The BAI found that the programme failed to meet requirements for “fairness, impartiality and objectivity”.

The watchdog body added:

ln particular, it was the view of the Committee that listeners to the programme would have reasonably concluded that the presenter endorsed the views of his interviewee and was articulating a partisan position.

D’Arcy said in the course of the programme that the work of the Oireachtas justice committee on the issue of abortion was “flawed, basically, fundamentally flawed”.

And on the issue of the right to travel for an abortion he commented (as the BAI puts it “with apparent incredulity”):

Then we have enshrined in our Constitution…the right to travel to do something illegal [in lreland].

His expression of views compounded the lack of fairness that the BAI considered evident in the broadcast.

Response 

RTÉ argued in its correspondence with the BAI that D’Arcy “was cognisant of fairness, both by putting contrary opinions to the interviewee and using several robust contributions from listeners about the Amnesty report”.

He also read a statement by Cora Sherlock of the Pro-Life Campaign “alleging that Amnesty was no longer an unbiased defender of human rights principles,” the broadcaster pointed out.

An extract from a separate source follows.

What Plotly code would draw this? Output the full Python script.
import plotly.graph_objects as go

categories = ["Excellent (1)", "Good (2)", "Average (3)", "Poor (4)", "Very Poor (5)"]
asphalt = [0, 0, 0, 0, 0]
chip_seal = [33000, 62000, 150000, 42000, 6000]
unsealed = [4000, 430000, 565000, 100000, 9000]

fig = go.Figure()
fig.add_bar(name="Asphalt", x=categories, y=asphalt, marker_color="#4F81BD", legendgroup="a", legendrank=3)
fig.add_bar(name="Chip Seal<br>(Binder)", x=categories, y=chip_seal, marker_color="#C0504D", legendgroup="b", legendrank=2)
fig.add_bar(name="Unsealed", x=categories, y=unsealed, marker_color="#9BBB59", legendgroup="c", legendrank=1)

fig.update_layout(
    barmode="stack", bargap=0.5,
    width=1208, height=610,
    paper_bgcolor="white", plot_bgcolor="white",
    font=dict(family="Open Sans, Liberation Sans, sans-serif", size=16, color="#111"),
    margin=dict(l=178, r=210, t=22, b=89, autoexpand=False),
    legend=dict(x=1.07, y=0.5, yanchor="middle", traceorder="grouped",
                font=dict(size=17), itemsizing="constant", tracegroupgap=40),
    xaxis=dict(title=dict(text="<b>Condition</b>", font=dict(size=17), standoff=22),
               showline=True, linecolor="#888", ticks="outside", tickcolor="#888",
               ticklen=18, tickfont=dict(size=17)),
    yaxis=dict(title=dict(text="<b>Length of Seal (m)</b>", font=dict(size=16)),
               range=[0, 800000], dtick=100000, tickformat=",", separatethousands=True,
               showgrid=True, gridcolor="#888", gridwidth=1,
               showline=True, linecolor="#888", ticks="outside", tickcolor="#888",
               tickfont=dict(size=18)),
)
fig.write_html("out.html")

Defending the programme, RTÉ also pointed out that an interview of similar duration with Ben Conroy of Christian lobby group the Iona Institute was broadcast on The Ray D’Arcy Show on 25 August.

Responding to that point, the BAI said the Broadcasting Act 2009 stated that objectivity could be achieved in “two or more related broadcasts…if the broadcasts are transmitted within a reasonable period of each other”.

Noting the 11 week gap between the two items, the authority said it did not consider the second programme to be a related broadcast.